Tyler stopped laughing. He stared at me again, calculatingly. Then he hit me, too, so that my head snapped backwards. He slammed me into the counter and then we were on the floor, throwing punches. His blood was in my teeth, mine in his hair. My knuckles ached, and so did my shins where he kept kicking at me. He was trying to get me pinned so he could aim kicks at my ribs and I grabbed him by the shoulders, threw him against the ground.

I did everything for you, I screamed. Every fucking thing you asked, Tyler. And you still fucking left me.

Then it got really quiet. I guess I hadn't meant to add me, but my head was aching because he'd slammed it against the floor at one point, and I kept feeling my tooth where it had come loose in the back of my mouth.

"You shot me," he said, finally. "I don't know any better directive of 'fuck off' than that."

I leaned to my side, spit blood. I couldn't answer him. For a while we both lay there, half in each other's laps, staring at each other. One of my eyes was swelling shut and there was blood coming into my vision from a cut in my eyebrow but I could still see his expression perfectly well. Unbidden the image came to my mind of what I'd done the first morning. Who I'd thought of. I tamped it down, I buried it next to Bob in the garden, but he caught it. Of course. Of fucking course.

"What's that?"

It's nothing, I tried.

"'Left me,'" he repeated, slowly, like he was just getting something.

Tyler—

He gripped my jaw in his hand. "We're so fucked," he said, and then he kissed me. He tasted like blood and cigarettes, and it should've made me gag but instead what it made me do was twitch in my pants, and then shove myself forward so I could get a better grip on him. I bit his lower lip. Our tongues were in each other's mouths. I couldn't get my hands on enough of him. His fingers were cold when they slid up my shirt and over the bruises on my back.

"So gone for me," he breathed out against my mouth. Embarrassed I squirmed a little away and he caught me around my waist, grinning:

"Good thing I am too."

Something short-circuited in my chest. To disguise it I tugged on his hair. He made a surprised, caught sound in his throat, and pushed me back against the floor—more gently this time. We rutted together, half in our jeans, half in our shorts, until we came—no finesse, no real excellent timing. Just the two of us, feeling like static, my eyes hot with exhaustion and else. His mouth on my neck. Me shuddering beneath him. His hand trembling in mine.

He washed the blood off my skin later. His hands were gentle. When we went to bed it was in his room, on his shitty mattress, with his arm around my waist. I woke up alone, panicked for five seconds, then looked in the doorway and found him watching me.

"You're a wreck," he said, fondly. "I'm downstairs making us breakfast."
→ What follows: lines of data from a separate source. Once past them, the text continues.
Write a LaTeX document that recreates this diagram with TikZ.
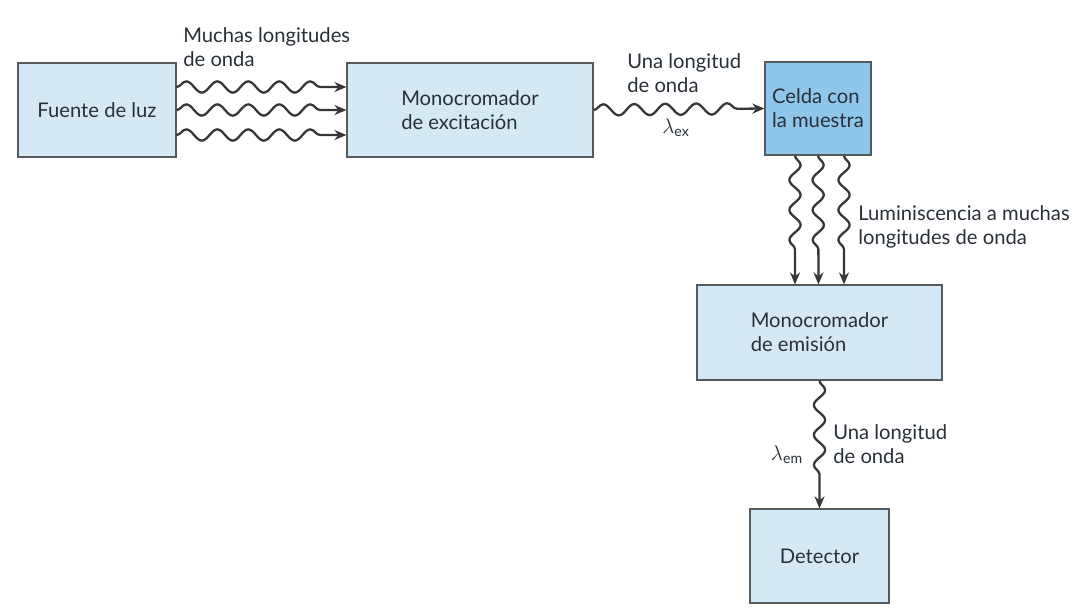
\documentclass[tikz,border=0pt]{standalone}
\usepackage{fontspec}
\setmainfont{Lato}
\usetikzlibrary{decorations.pathmorphing,arrows.meta,calc}
\definecolor{boxfill}{RGB}{212,232,245}
\definecolor{cellfill}{RGB}{142,198,236}
\definecolor{boxline}{RGB}{85,90,95}
\definecolor{txt}{RGB}{40,48,58}
\definecolor{wavec}{RGB}{55,55,55}
\begin{document}
\begin{tikzpicture}[x=0.02cm,y=-0.02cm,
  every node/.style={text=txt,font=\fontsize{11.5}{13.6}\selectfont},
  blk/.style={draw=boxline,line width=0.7pt,fill=boxfill,inner sep=0pt,align=left},
  wavehor/.style={draw=wavec,line width=1.3pt,decorate,
    decoration={snake,amplitude=3.2pt,segment length=0.62cm,post length=0.36cm},
    -{Stealth[length=2.4mm,width=2mm]}},
  wavever/.style={draw=wavec,line width=1.3pt,decorate,
    decoration={snake,amplitude=3.2pt,segment length=0.6cm,post length=0.5cm},
    -{Stealth[length=2.4mm,width=2mm]}},
  lbl/.style={inner sep=0pt,align=left,anchor=north west}]
\useasboundingbox[fill=white] (0,0) rectangle (1086,610);
% boxes
\node[blk,minimum width=3.16cm,minimum height=1.88cm] (f) at (97,110) {Fuente de luz};
\node[blk,minimum width=4.92cm,minimum height=1.88cm] (mx) at (470,110) {Monocromador\\de excitación};
\node[blk,fill=cellfill,minimum width=2.12cm,minimum height=1.86cm] (c) at (818,108.5) {Celda con\\la muestra};
\node[blk,minimum width=4.9cm,minimum height=1.9cm] (me) at (819.5,332.5) {Monocromador\\de emisión};
\node[blk,minimum width=2.78cm,minimum height=1.88cm] (d) at (819.5,556) {Detector};
% waves: source -> excitation monochromator
\draw[wavehor] ($(f.east)+(0,-23)$) -- ($(mx.west)+(0,-23)$);
\draw[wavehor] (f.east) -- (mx.west);
\draw[wavehor] ($(f.east)+(0,25)$) -- ($(mx.west)+(0,25)$);
% excitation -> cell
\draw[wavehor] (mx.east) -- (c.west);
% cell -> emission monochromator
\draw[wavever] ($(c.south)+(-23,0)$) -- ($(me.north)+(-24.5,0)$);
\draw[wavever] (c.south) -- ($(me.north)+(-1,0)$);
\draw[wavever] ($(c.south)+(26,0)$) -- ($(me.north)+(24.5,0)$);
% emission -> detector
\draw[wavever] (me.south) -- (d.north);
% labels
\node[lbl] (l1) at (183,27) {Muchas longitudes\\de onda};
\node[lbl] (l2) at (627,53) {Una longitud\\de onda};
\node[inner sep=0pt] (lx) at (676,128) {$\lambda_{\mathrm{ex}}$};
\node[lbl] (l3) at (858,205) {Luminiscencia a muchas\\longitudes de onda};
\node[inner sep=0pt] (lm) at (787,455) {$\lambda_{\mathrm{em}}$};
\node[lbl] (l4) at (833,424) {Una longitud\\de onda};
\end{tikzpicture}
\end{document}
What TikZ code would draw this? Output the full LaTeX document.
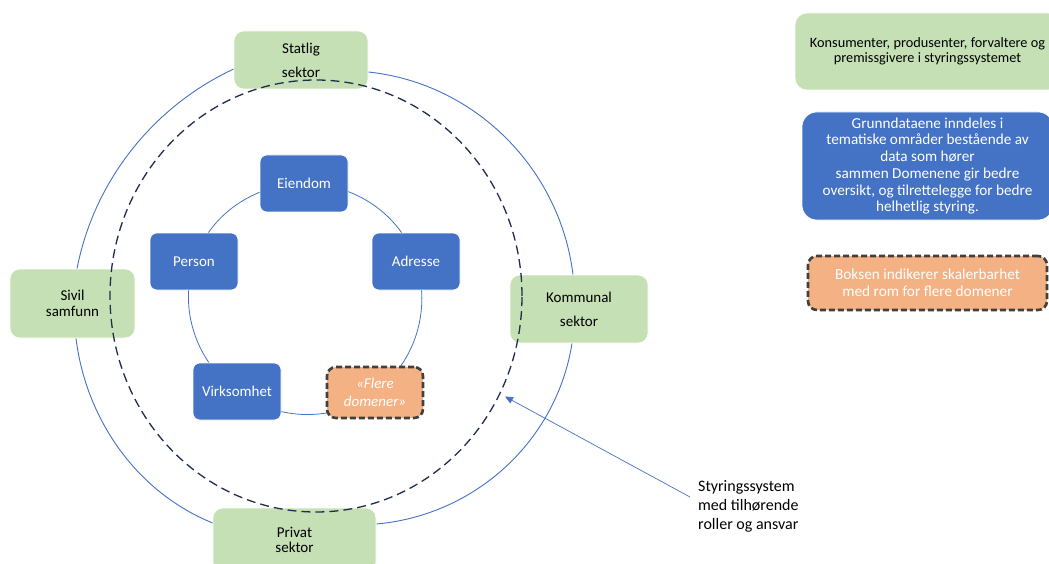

I am Jack's tightening throat.

Since then it's been the same way. He doesn't do anything that gets us in trouble—he's content, he says, just to have me. Sometimes he shows up at my work, sitting in one of the booths, drinking orange juice, calling obnoxious things to customers. Sometimes he's reading a book from our house, eyes flitting across the page beneath his sunglasses. My manager never says anything if I take five minutes to go sit with him, knocking our feet together, asking him what page are you on, what do you think? He thinks it's amusing how many people still show up with bruises and bloody noses. He says it'll die out eventually. I'm not so sure, but it doesn't matter much to me. We're looking for new employment elsewhere. A bookstore, maybe. Somewhere quiet, where things can go on in the shelves.

At night, before we crawl into bed together, I still hold his ankles so he can do his sit-ups. The only difference is now sometimes I stroke over his skin with my thumb, so that his foot jerks into my lap, and he grins at me from the floor, crooked, wanting.

"God, IKEA boy," he says, "you sure are good at dismantling."

I am Tyler's laughing, kiss-slick mouth.